Eve knew not that first is that which is natural, not what is spiritual. Yet no truth is more certain, none plainer, throughout scripture, which we ought to know to our blessing. In each dispensation man is first tried in responsibility and fails. As with Adam, so with Noah; so with Israel and in detail, people, priests, kings; so with the Gentiles to whom imperial power was entrusted, while Israel is Lo-ammi; so last and not least with Christendom. Not so Christ, Who as He glorified His Father in obedience all His life, glorified God as such in death and for sin; wherefore also God highly exalted Him And as Christ at His first advent was the Faithful Witness, though outwardly all seemed to fail in the death of the cross, so at His second coming everything which failed in man's hand will stand and shine in Christ—mankind, government, Israel, priesthood, royalty, Gentile, power and the marriage of the Lamb with His bride on high, when God hats judged Babylon the great harlot, “and her smoke goeth up forever and ever.”
It is no wonder that Eve could not forecast that the coming Vanquisher was to be the woman's Seed, still more true and exclusive and glorious than her firstborn, because He, He alone, was to be Immanuel, El Gibbor, as the prophet testified, the true God and Eternal Life, as says the apostle. Yet her language shows that she did hope for a min of worth from, or with the help of, Jehovah, though in the way of nature fallen and so coming to naught.

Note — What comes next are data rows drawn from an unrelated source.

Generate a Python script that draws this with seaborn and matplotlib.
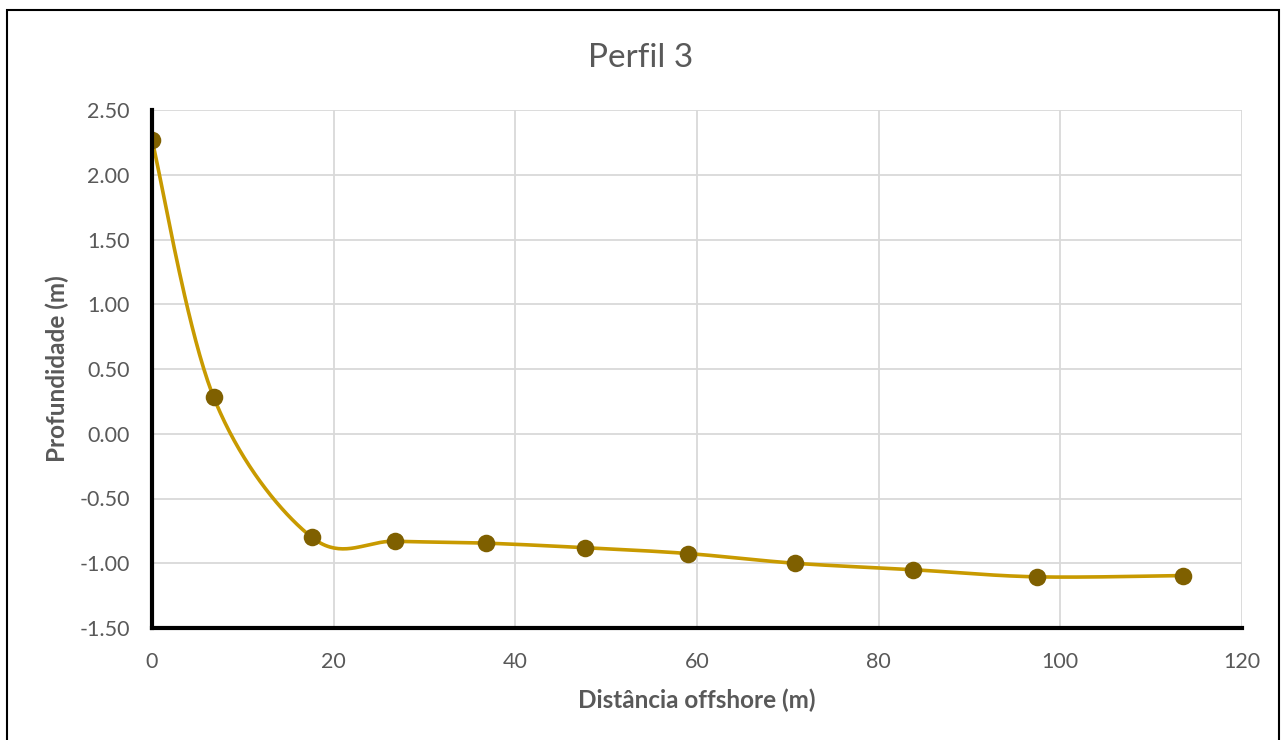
import numpy as np
import pandas as pd
import matplotlib
matplotlib.use("Agg")
import matplotlib.pyplot as plt
import seaborn as sns
from matplotlib.patches import Rectangle

# -----------------------------
# Data
# -----------------------------

distancia = [0.0, 6.8, 17.6, 26.8, 36.8, 47.7, 59.0, 70.8, 83.8, 97.4, 113.5]
profundidade = [2.27, 0.28, -0.80, -0.83, -0.845, -0.88, -0.925, -1.00, -1.05, -1.105, -1.095]

x_ticks = [0, 20, 40, 60, 80, 100, 120]
y_ticks = [2.50, 2.00, 1.50, 1.00, 0.50, 0.00, -0.50, -1.00, -1.50]

data = pd.DataFrame({"dist": distancia, "prof": profundidade})

# -----------------------------
# Excel-like smoothed line (Bezier through the points)
# -----------------------------

def smooth(xs, ys, n=40):
    p = np.column_stack([xs, ys])
    out = []
    for i in range(len(p) - 1):
        p0 = p[i - 1] if i > 0 else p[i]
        p1, p2 = p[i], p[i + 1]
        p3 = p[i + 2] if i + 2 < len(p) else p[i + 1]
        c1 = p1 + (p2 - p0) / 6
        c2 = p2 - (p3 - p1) / 6
        t = np.linspace(0, 1, n)[:, None]
        seg = (1 - t) ** 3 * p1 + 3 * (1 - t) ** 2 * t * c1 + 3 * (1 - t) * t ** 2 * c2 + t ** 3 * p2
        out.append(seg if i == 0 else seg[1:])
    seg = np.vstack(out)
    return pd.DataFrame({"dist": seg[:, 0], "prof": seg[:, 1]})

curve = smooth(distancia, profundidade)

# -----------------------------
# Plot
# -----------------------------

sns.set_theme(style="white")
plt.rcParams["font.family"] = ["Lato", "DejaVu Sans"]

grey = "#595959"
fig = plt.figure(figsize=(12.82, 7.40), dpi=100)
ax = fig.add_axes([152 / 1282, 1 - 628 / 740, 1090 / 1282, 518 / 740])

sns.lineplot(data=curve, x="dist", y="prof", ax=ax, color="#C89A00",
             linewidth=2.6, sort=False, zorder=3)
sns.scatterplot(data=data, x="dist", y="prof", ax=ax, color="#7F6000",
                s=160, edgecolor="#7F6000", linewidth=0, zorder=4)

ax.set_xlim(0, 120)
ax.set_ylim(-1.5, 2.5)
ax.set_xticks(x_ticks)
ax.set_yticks(y_ticks)
ax.set_yticklabels([f"{v:.2f}" for v in y_ticks])
ax.grid(True, color="#D9D9D9", linewidth=1.3)
ax.set_axisbelow(True)

for s in ["top", "right"]:
    ax.spines[s].set_visible(False)
ax.spines["left"].set_color("black")
ax.spines["bottom"].set_color("black")
ax.spines["left"].set_linewidth(3)
ax.spines["bottom"].set_linewidth(3)
ax.spines["left"].set_zorder(5)
ax.spines["bottom"].set_zorder(5)

ax.tick_params(axis="both", length=0, labelsize=15.5, labelcolor=grey)
ax.tick_params(axis="y", pad=16)
ax.tick_params(axis="x", pad=17)

ax.set_xlabel("Distância offshore (m)", fontsize=17.5, fontweight="bold",
              color=grey, labelpad=12)
ax.set_ylabel("Profundidade (m)", fontsize=17.5, fontweight="bold",
              color=grey, labelpad=7)

fig.text(0.5, 1 - 58 / 740, "Perfil 3", ha="center", va="center",
         fontsize=24, color=grey)

fig.patches.append(Rectangle((7 / 1282, -0.01), 1272 / 1282, 1 - 10 / 740 + 0.01,
                             transform=fig.transFigure, fill=False,
                             edgecolor="black", linewidth=1.5))

fig.savefig("out.png", dpi=100)
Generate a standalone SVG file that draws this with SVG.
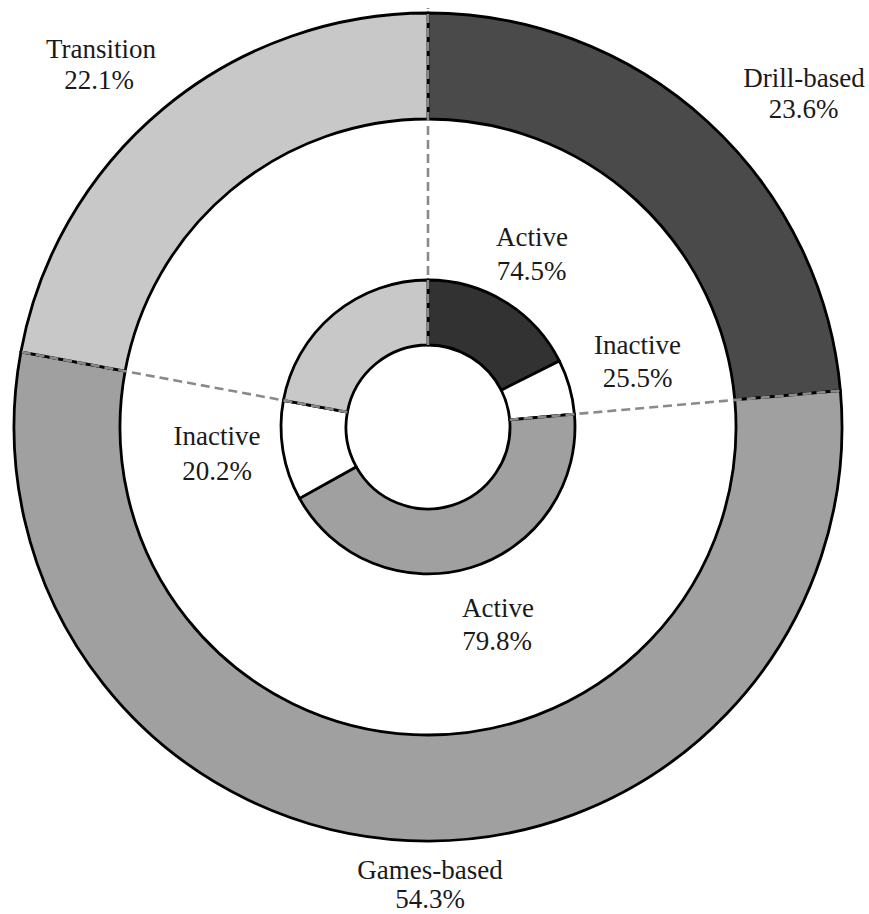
<svg xmlns="http://www.w3.org/2000/svg" width="869" height="914" viewBox="0 0 869 914">
<style>
.seg{stroke:#000;stroke-width:2.8;stroke-linejoin:round}
.drill{fill:#4a4a4a}
.drillA{fill:#323232}
.games{fill:#a0a0a0}
.trans{fill:#c8c8c8}
.white{fill:#fff}
.dash{stroke:#8a8a8a;stroke-width:2.6;stroke-dasharray:9 5;fill:none}
text{font-family:"Liberation Serif","Times New Roman",serif;font-size:27px;fill:#1a1a1a;text-anchor:middle}
</style>
<rect width="869" height="914" fill="#fff"/>
<g id="outer-drill">
<path class="seg drill" d="M428 13 A414 414 0 0 1 840.40 390.63 L734.81 399.94 A308 308 0 0 0 428 119 Z"/>
<text x="804" y="87">Drill-based</text><text x="803.5" y="117.5">23.6%</text>
</g>
<g id="outer-games">
<path class="seg games" d="M840.40 390.63 A414 414 0 1 1 20.86 351.97 L125.10 371.18 A308 308 0 1 0 734.81 399.94 Z"/>
<text x="430" y="879">Games-based</text><text x="430" y="908">54.3%</text>
</g>
<g id="outer-transition">
<path class="seg trans" d="M20.86 351.97 A414 414 0 0 1 428 13 L428 119 A308 308 0 0 0 125.10 371.18 Z"/>
<text x="101" y="58">Transition</text><text x="99" y="88.5">22.1%</text>
</g>
<g id="inner-drill-active">
<path class="seg drillA" d="M428 280 A147 147 0 0 1 559.33 360.95 L501.26 390.16 A82 82 0 0 0 428 345 Z"/>
<text x="532" y="246">Active</text><text x="531.5" y="279.5">74.5%</text>
</g>
<g id="inner-drill-inactive">
<path class="seg white" d="M559.33 360.95 A147 147 0 0 1 574.43 414.09 L509.68 419.80 A82 82 0 0 0 501.26 390.16 Z"/>
<text x="637.5" y="354">Inactive</text><text x="637.5" y="387">25.5%</text>
</g>
<g id="inner-games-active">
<path class="seg games" d="M574.43 414.09 A147 147 0 0 1 299.51 498.39 L356.32 466.82 A82 82 0 0 0 509.68 419.80 Z"/>
<text x="498" y="617">Active</text><text x="497" y="650">79.8%</text>
</g>
<g id="inner-games-inactive">
<path class="seg white" d="M299.51 498.39 A147 147 0 0 1 283.43 400.36 L347.36 412.14 A82 82 0 0 0 356.32 466.82 Z"/>
<text x="217" y="445">Inactive</text><text x="217" y="480">20.2%</text>
</g>
<g id="inner-transition">
<path class="seg trans" d="M283.43 400.36 A147 147 0 0 1 428 280 L428 345 A82 82 0 0 0 347.36 412.14 Z"/>
</g>
<g id="connectors">
<line class="dash" x1="428" y1="345" x2="428" y2="8"/>
<line class="dash" x1="509.68" y1="419.80" x2="843.4" y2="390.4"/>
<line class="dash" x1="347.36" y1="412.14" x2="18.9" y2="351.6"/>
</g>
</svg>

The same plague-spot reappears in Cain, only darker far, when in process of time the two sons approach God in worship. Nor does any other act on earth so fully decide the state of the heart. So it was here. “The way of Cain” abides to this day, as Jude lets us know in a verse which condenses volumes of truth. For the difference between the brothers did not lie in the presence or the absence of religion; but Cain was in nature, Abel in faith. Now nature ignores sin, and God's judgment of it, as well as the grace that revealed a future deliverer, God giving meanwhile a covering for the naked founded on the death of victims.

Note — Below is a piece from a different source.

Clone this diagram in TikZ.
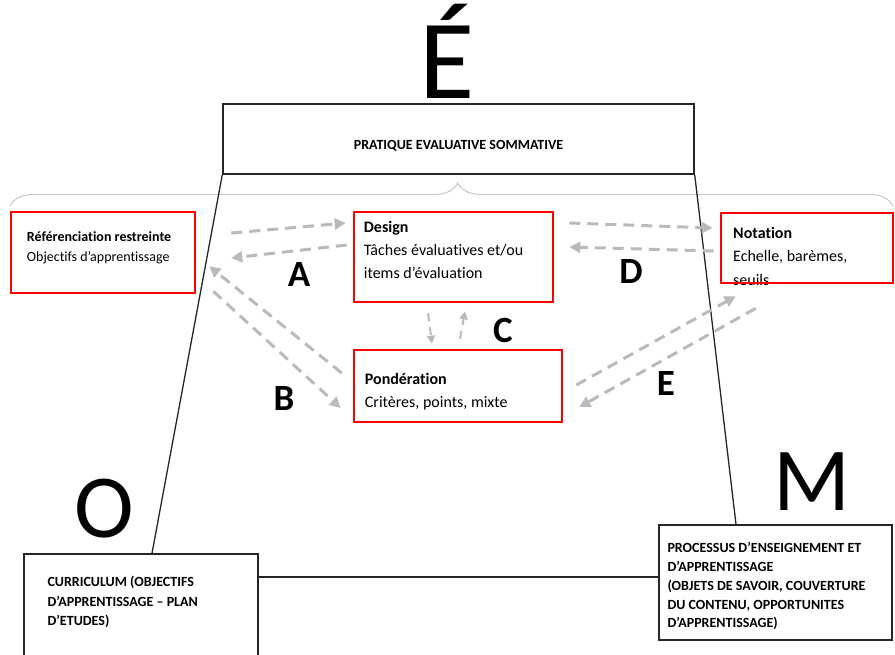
\documentclass[tikz,border=0pt]{standalone}
\usepackage{fontspec}
\setmainfont{Carlito}[Ligatures=CommonOff]
\usetikzlibrary{arrows.meta,positioning,decorations.pathreplacing}

\begin{document}
\begin{tikzpicture}[x=1pt,y=-1pt,
  frame/.style={draw=black!85,line width=1.4pt},
  redbox/.style={draw=red,line width=2.6pt},
  link/.style={draw=black!85,line width=1.3pt},
  flow/.style={color=black!27,line width=3pt,dash pattern=on 11pt off 7pt,-{Triangle[length=11pt,width=11pt]}},
  thinflow/.style={flow,line width=2pt,dash pattern=on 8pt off 6pt,-{Triangle[length=8pt,width=8pt]}},
  overbrace/.style={decorate,decoration={brace,amplitude=23pt,aspect=0.507},draw=black!22,line width=1pt},
  txt/.style={inner sep=0pt,anchor=north west,align=left},
  caps/.style={txt,font=\fontsize{14}{19.5}\selectfont\bfseries},
  big/.style={anchor=base,font=\fontsize{90}{90}\selectfont},
  letter/.style={font=\fontsize{37}{37}\selectfont\bfseries}]
\path[use as bounding box,clip] (0,0) rectangle (895,654);

\draw[overbrace] (10,206) -- (893,206);

\node[big,font=\fontsize{113}{113}\selectfont] (e) at (447,98) {É};
\node[big] (o) at (104,537) {O};
\node[big] (m) at (812,510) {M};

\node[frame,minimum width=471,minimum height=70] (pes) at (458.5,139) {};
\node[anchor=base,font=\fontsize{14}{16}\selectfont\bfseries] (pes-txt) at (458.5,149) {PRATIQUE EVALUATIVE SOMMATIVE};

\node[frame,minimum width=234,minimum height=130] (curr) at (141,619) {};
\node[caps,below right=23pt and 24pt of curr.north west] (curr-txt) {CURRICULUM (OBJECTIFS\\D’APPRENTISSAGE – PLAN\\D’ETUDES)};

\node[frame,minimum width=233,minimum height=115] (proc) at (775.5,582.5) {};
\node[caps,font=\fontsize{14}{18.8}\selectfont\bfseries,below right=18pt and 9pt of proc.north west] (proc-txt) {PROCESSUS D’ENSEIGNEMENT ET\\D’APPRENTISSAGE\\(OBJETS DE SAVOIR, COUVERTURE\\DU CONTENU, OPPORTUNITES\\D’APPRENTISSAGE)};

\draw[link] (pes.south west) -- ([xshift=11pt]curr.north);
\draw[link] (pes.south east) -- ([xshift=-39.5pt]proc.north);
\coordinate (mid) at ([shift={(0,-5.5)}]proc.west);
\draw[link] (mid) -- (mid -| curr.east);

\node[redbox,minimum width=184,minimum height=81] (ref) at (103,252.5) {};
\node[txt,font=\fontsize{14}{19.5}\selectfont,below right=21pt and 17pt of ref.north west] (ref-txt) {\textbf{Référenciation restreinte}\\Objectifs d’apprentissage};

\node[redbox,minimum width=199,minimum height=90] (design) at (453.5,257) {};
\node[txt,font=\fontsize{16}{23}\selectfont,below right=10.5pt and 11pt of design.north west] (design-txt) {\textbf{Design}\\Tâches évaluatives et/ou\\items d’évaluation};

\node[txt,font=\fontsize{16}{23.5}\selectfont] (notation-txt) at (733,227) {\textbf{Notation}\\Echelle, barèmes,\\seuils};
\node[redbox,minimum width=172,minimum height=70] (notation) at (807,248) {};

\node[redbox,minimum width=208,minimum height=72] (pond) at (458,386) {};
\node[txt,font=\fontsize{16}{23}\selectfont,below right=24.5pt and 12pt of pond.north west] (pond-txt) {\textbf{Pondération}\\Critères, points, mixte};

\path[flow] ([shift={(35,-19.5)}]ref.east) edge ([shift={(-7,-34)}]design.west)
            ([shift={(-6,-12)}]design.west) edge ([shift={(35,5.5)}]ref.east)
            ([shift={(15,-34)}]design.east) edge ([shift={(-7,-20)}]notation.west)
            ([shift={(-6,3)}]notation.west) edge ([shift={(15,-10)}]design.east)
            ([shift={(-11,-13)}]pond.west) edge ([shift={(13,-28)}]ref.south east)
            ([shift={(17,-3)}]ref.south east) edge ([shift={(-12,22)}]pond.west)
            ([shift={(13,-1)}]pond.east) edge ([shift={(16,12)}]notation.south west)
            ([shift={(36,24)}]notation.south west) edge ([shift={(16,21)}]pond.east);
\path[thinflow] ([shift={(-25.5,10)}]design.south) edge ([shift={(-26,-5)}]pond.north)
                ([shift={(2,-10)}]pond.north) edge ([shift={(11.5,8)}]design.south);

\node[letter] (lbl-a) at (299,274) {A};
\node[letter] (lbl-b) at (284,398) {B};
\node[letter] (lbl-c) at (503,330) {C};
\node[letter] (lbl-d) at (631,271) {D};
\node[letter] (lbl-e) at (666,383) {E};
\end{tikzpicture}
\end{document}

Of all this, though presented day by day to Cain at least as much as to Abel, the religion of nature took no account. There was total indifference about God's nature and will, and total insensibility about man's moral state. Cain no less than Abel had heard of their parents' transgression, of a lost Paradise, and of the woman's Seed, a sure Avenger to come and smite the enemy. But Cain had ears and heard not, as untouched in conscience about sin in himself and ruin around him, as he was careless of divine grace and truth. “Cain brought of the fruits of the ground an offering to Jehovah.” He never laid to heart “Cursed be the ground for thy sake.” He had tilled it in the sweat of his face; and this in his judgment added value to his offering of its fruit. The sin of man was no more to him than the curse of God. Why should He not accept the fruit of the ground, the offering of his own toil and pains? Cain knew not that it was but “the sacrifice of fools,” the proof of an unrepentant, unbelieving, heart.
Not so Abel who did not presume to approach Jehovah save by bringing “the firstlings of his flock and of the fat thereof.” It was “by faith” he “offered to God a more excellent sacrifice than Cain.” Faith is by a report or hearing, as the report is by the divine word. The revelation of the woman's Seed had entered not his ears only but his heart, and purified it by faith. He looked for the Person that was coming, the hope of his soul; and the skin, given to his parents when convicted of sin, spoke of an efficacious covering on God's part which could only be by a victim's death. Thus did his faith prompt a sacrifice which acknowledged sin and found rest in the death of another between himself and God. The sacrifice was presented by one that trembled at Jehovah's word; and its character expressed not nature but the resource of grace revealed by God. It testified to expiation, the sole efficacious ground of acceptance for sinful man, confiding, not in himself or the fruit of his work, but in God Himself and the coming Deliverer. For as impenitent unbelief goes back to what might have been well enough, if man were not a sinner, faith looks onward to a Substitute, Man yet infinitely more than man, and to the abolishing of sin and its consequences by a slain but worthy Victim.
It is remarkable too that “the fat” is especially noticed as offered to God in this, the first recorded sacrifice. We know how God loves to guide those who believe, and far beyond their measure of knowledge. For, more than two thousand years after, Jehovah reserved the fat as well as the blood, notably in the sacrifices of peace offerings, where communion was the point more expressly than in any other institution of the Levitical economy. The fat typified inward energy presented to God, and not only what propitiated. How full is the believer's acceptance in Christ! Here alone is truth, here alone righteousness unfailing and perfect; yet all is of God's grace; and man, confessing his sinfulness, blesses Him for Christ, the Savior of the lost. It was a new and supernatural standing which man, though fallen, found from and with God by faith. The ground of nature in such a case denies sin, dishonors Christ, resists the Holy Spirit, and defies God the Father.